All By Himself
Tiger's second major victory of the year leaves no doubt after a blowout at Medinah
Since everybody knows that today's steroid-laced, blood-doped golf ball flies longer and straighter than Tarzan going after a banana, it's wished that the courses set up for the PGA Championship—like Medinah at this year's last major—wouldn't provide greens that hold like a platter of corned-beef hash and putting surfaces that roll with church-lady speed. It annually opens the tournament up to everyone in the phone book and makes life more tedious for the players with real talent, such as Tiger Woods, just to pick a name at random.

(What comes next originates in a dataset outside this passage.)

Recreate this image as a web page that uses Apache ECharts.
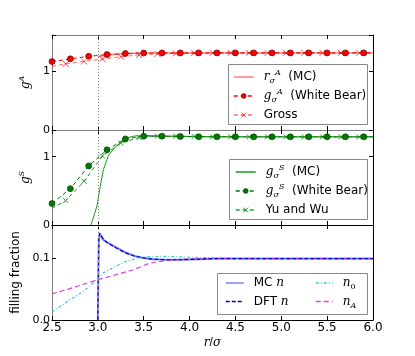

It can make Tiger mad, for one thing. Forces him to say, "Oh, it takes birdies this week? I get it."
Medinah No. 3 was a tough track when the U.S. Golf Association prepared it for the Opens of 1949, '75 and '90, when the winners' scores were 286 for Cary Middlecoff, 287 for Lou Graham and 280 for Hale Irwin. Not so this time, even at 7,561 yards. Distance, as we know, has become irrelevant, especially for a guy who can strike a 7-iron 200 yards. Never in a major had you seen so many iron shots grab a chair right next to the pin with hardly a bounce, or so many flat 20-footers meander their way into the cup for birdies and pars. The tipoff that it was going to be a cake week came in the first round when four club pros, of all people, were among the 60 who broke par.
"It wasn't your typical major championship, in the sense that you had to go make a bunch of birdies," Tiger said. "If you've made a bunch of pars and shot even par, you'll just get run over."
In the end, Tiger's winning score of 270 was 18 under par, and he broke 70 all four days, something he'd done only one other time (2000 at St. Andrews) in his 12 pro major victories.
The phone book led the championship through two days. People named Chris Riley and Lucas Glover. The too-small Luke Donald, the overfed Tim Herron, the handsome Swede Henrik Stenson and the alternate Billy Andrade. As anticipated, they disappeared in various ways. Shaun Micheel, the 2003 PGA winner, was the runner-up, five strokes back, despite recent battles with low testosterone, a condition that afflicts millions of Americans and, apparently, the rest of the field.
Where are Tiger's challengers?
Two months after Phil Mickelson was a shot away from winning his third consecutive major, he finished a dozen strokes back at Medinah and looked as if he'd lost a footrace from the ninth hole, which is about as far away from the clubhouse as Gary, Ind.
Ernie Els did no better, and Retief Goosen would have needed four strokes a day to match Tiger. Vijay Singh didn't even make the cut.
It wasn't just the rest of the Big Five who couldn't get it done. Sergio Garcia finished second to Tiger in the 1999 PGA at Medinah at age 19, but seven years later, he's still teasing us. Sergio looked whipped despite sharing third with Adam Scott and Donald. It turned out the toughest test Tiger had all week was at the final press conference when a guy from China quizzed him about the number of autographs he gives.
The night of his victory, Tiger flew to Houston to pick up a running mate for his border collie, Taz. The new addition's a cross between a Lab and a poodle and goes by the name Yogi, even though this tournament was over before it was over.
Meanwhile, U.S. Ryder Cup captain Tom Lehman was looking for a few good men to stand up and qualify for the team, but by Sunday afternoon it looked as if everyone was diving for seats in musical chairs. Davis Love III had made the last six teams and was seven under coming to the 17th hole in the first round before making a triple-bogey 6. Davis' final-round 76 made Lehman look the other way for his captain's picks, Stewart Cink and Scott Verplank. So, Team America includes Ryder Cup rookies Vaughn Taylor, J.J. Henry, Zach Johnson and Brett Wetterich. Imagine Ben Hogan announcing this group and starting to snicker at the part, "Ladies and gentlemen, the United States Ryder Cup team: The finest golfers in the world."